“Nnenna Okore: Shokoloko” @ Craft Alliance

Nigerian artist Nnenna Okore’s beautifully draping, large, textile installation, Life Force (2011) is the first thing you’ll see when you walk into the gallery space at Craft Alliance on Delmar.  Dyed a muted, orange-red, the intricately crafted fabric piece dominates the small space, hung from various points on the ceiling and walls with a gentleness and authority that make it so inviting.  Life Force’s color and lithe qualities recall memories of childhood, but Okore’s rougher use of burlap and sense of utility make it feel at once like a part of a whimsical forest and like a shelter from the harsh and hardened realities of the outside world.

 Although Life Force alone is enough to recommend this show, Okore’s other pieces, more traditional than Life Force and mounted on the wall provide an appealing visual landscape juxtaposing gentleness and severity.  Intricately and carefully constructed of mixed media, the half a dozen other works including Life After, Gone But Not Forgotten, and Floral 2 hold their own in the space because of their easily accessible natural shapes like leaves and flowers, but more so their stunningly crafted intricacy.  Okore, an internationally exhibiting artist that Craft Alliance should be extremely proud to exhibit, presents well-seasoned works drawing upon hand-made paper, pieces of old newspaper, and other materials that juxtapose the natural with the man-made and the temporal and the lasting in a way that is both familiar and startling. 

 Okore explores similar themes as the wildly popular Ghanaian artist El Anatsui’s, who, mainly working in Nigeria, famously uses cast-off materials like discarded liquor bottle tops and stitches them together to create large, seemingly flowing textiles (his Fading Cloth is housed in the Saint Louis Art Museum) that draw upon the traditional art of weaving and the contemporary-day experience of addiction.  That duality between whimsy and bleakness is one of the remarkable effects of working with utilitarian objects and in textiles, and something that Anatsui might have become famous for, but something that Okore gets just right by opening up even more to nature, loss, and hope.   

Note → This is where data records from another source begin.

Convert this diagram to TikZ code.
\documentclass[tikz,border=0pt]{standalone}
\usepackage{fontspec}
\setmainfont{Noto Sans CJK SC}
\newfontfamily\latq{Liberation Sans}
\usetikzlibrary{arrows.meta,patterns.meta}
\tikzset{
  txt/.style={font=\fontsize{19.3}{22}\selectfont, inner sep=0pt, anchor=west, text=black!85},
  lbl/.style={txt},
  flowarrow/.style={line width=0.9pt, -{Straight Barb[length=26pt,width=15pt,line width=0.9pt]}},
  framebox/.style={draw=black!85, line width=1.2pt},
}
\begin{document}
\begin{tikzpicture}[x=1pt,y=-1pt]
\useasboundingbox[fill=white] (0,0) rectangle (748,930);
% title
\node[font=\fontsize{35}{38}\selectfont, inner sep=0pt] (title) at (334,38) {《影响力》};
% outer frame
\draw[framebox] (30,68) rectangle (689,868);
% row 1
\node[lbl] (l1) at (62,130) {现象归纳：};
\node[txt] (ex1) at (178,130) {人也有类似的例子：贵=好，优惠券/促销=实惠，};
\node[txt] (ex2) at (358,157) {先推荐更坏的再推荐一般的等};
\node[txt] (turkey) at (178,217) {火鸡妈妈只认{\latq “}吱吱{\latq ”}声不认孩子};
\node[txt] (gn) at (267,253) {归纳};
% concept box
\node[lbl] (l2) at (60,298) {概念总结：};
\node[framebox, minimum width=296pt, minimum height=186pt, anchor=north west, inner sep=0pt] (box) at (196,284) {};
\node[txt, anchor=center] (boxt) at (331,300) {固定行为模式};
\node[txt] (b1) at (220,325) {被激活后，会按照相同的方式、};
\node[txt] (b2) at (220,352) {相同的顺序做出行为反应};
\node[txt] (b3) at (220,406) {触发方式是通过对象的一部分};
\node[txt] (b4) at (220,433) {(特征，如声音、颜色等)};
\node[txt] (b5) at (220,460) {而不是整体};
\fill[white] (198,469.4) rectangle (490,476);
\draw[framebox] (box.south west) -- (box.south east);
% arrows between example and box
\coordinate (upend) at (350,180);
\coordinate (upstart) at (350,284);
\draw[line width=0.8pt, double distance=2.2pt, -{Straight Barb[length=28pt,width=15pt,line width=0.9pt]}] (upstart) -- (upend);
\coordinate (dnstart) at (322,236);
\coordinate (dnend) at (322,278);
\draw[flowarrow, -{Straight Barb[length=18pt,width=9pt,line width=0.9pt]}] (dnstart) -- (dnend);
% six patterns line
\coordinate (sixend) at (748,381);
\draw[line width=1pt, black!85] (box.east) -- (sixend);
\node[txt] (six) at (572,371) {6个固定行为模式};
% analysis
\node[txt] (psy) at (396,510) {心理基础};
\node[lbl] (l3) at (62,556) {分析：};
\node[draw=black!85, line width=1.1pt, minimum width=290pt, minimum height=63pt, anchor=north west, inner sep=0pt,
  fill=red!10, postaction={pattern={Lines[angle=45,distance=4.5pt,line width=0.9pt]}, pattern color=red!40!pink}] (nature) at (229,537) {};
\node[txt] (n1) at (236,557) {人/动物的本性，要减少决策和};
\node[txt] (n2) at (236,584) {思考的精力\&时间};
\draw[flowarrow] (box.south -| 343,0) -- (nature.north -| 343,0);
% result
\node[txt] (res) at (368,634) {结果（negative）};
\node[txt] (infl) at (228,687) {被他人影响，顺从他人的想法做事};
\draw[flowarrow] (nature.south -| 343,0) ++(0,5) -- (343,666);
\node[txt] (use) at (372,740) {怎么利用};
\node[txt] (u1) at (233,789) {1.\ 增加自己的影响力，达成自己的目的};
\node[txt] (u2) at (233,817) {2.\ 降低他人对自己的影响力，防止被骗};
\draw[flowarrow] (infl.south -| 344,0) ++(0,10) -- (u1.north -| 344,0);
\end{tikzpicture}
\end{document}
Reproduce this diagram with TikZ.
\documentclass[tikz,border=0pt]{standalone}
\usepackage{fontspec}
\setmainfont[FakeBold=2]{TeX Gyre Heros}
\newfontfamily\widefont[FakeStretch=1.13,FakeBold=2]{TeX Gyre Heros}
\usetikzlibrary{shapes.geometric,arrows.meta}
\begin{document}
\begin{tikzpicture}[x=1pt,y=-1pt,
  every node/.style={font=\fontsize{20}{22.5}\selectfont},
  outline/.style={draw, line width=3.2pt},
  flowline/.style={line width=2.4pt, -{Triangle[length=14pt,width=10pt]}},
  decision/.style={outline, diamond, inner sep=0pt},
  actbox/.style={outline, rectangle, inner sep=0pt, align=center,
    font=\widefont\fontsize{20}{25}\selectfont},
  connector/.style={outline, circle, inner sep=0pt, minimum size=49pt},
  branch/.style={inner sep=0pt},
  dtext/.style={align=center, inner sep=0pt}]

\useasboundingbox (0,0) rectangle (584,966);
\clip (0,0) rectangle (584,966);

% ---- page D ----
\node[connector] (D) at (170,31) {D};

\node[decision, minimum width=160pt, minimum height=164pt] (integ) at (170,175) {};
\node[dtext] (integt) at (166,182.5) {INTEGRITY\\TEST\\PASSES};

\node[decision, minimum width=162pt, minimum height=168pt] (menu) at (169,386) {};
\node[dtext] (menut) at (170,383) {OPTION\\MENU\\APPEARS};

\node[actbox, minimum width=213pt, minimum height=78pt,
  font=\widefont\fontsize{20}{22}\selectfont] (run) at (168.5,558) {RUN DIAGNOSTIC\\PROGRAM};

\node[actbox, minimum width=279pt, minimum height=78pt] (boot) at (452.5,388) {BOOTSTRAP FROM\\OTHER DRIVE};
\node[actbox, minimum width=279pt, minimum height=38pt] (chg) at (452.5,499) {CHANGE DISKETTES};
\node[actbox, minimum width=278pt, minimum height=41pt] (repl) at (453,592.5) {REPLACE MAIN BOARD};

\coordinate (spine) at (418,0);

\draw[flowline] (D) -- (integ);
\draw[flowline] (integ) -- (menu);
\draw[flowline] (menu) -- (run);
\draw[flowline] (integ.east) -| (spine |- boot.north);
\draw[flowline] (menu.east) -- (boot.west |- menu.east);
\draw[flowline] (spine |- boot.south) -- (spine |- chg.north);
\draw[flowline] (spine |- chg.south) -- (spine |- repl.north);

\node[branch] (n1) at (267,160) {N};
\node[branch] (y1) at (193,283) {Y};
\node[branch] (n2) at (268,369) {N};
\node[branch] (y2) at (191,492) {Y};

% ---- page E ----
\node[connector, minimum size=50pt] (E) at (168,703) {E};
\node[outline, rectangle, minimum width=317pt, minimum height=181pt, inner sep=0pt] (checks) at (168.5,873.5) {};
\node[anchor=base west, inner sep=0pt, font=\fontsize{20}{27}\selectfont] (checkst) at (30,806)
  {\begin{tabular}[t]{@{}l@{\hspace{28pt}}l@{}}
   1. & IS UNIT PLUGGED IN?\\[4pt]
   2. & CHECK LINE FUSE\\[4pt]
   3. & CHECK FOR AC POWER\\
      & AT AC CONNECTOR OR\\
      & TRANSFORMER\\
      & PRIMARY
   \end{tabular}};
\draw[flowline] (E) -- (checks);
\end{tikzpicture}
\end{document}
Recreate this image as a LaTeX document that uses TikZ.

 The namesake of the exhibition, “Shokoloko,” is what Okore called the graceful egret bird as a child in Nigeria, and points to larger themes of nostalgia and innocent wonder at nature, but also to movement, space, and the interactions of man and the natural world.  Okore’s employment of handmade paper as well as cast-off materials, such as newspaper, rope, and burlap creates a body of intricate and visually and thematically layered work.  Indeed, a closer look at most of the works on view reveals scraps of newspaper, pointing to something more serious, desperate, and present.  Knowing this, a second glance at Life Force can conjure up images more akin to a shantytown shelter than a fairy-tale one and prompts questions of how and what we choose to protect ourselves physically and emotionally.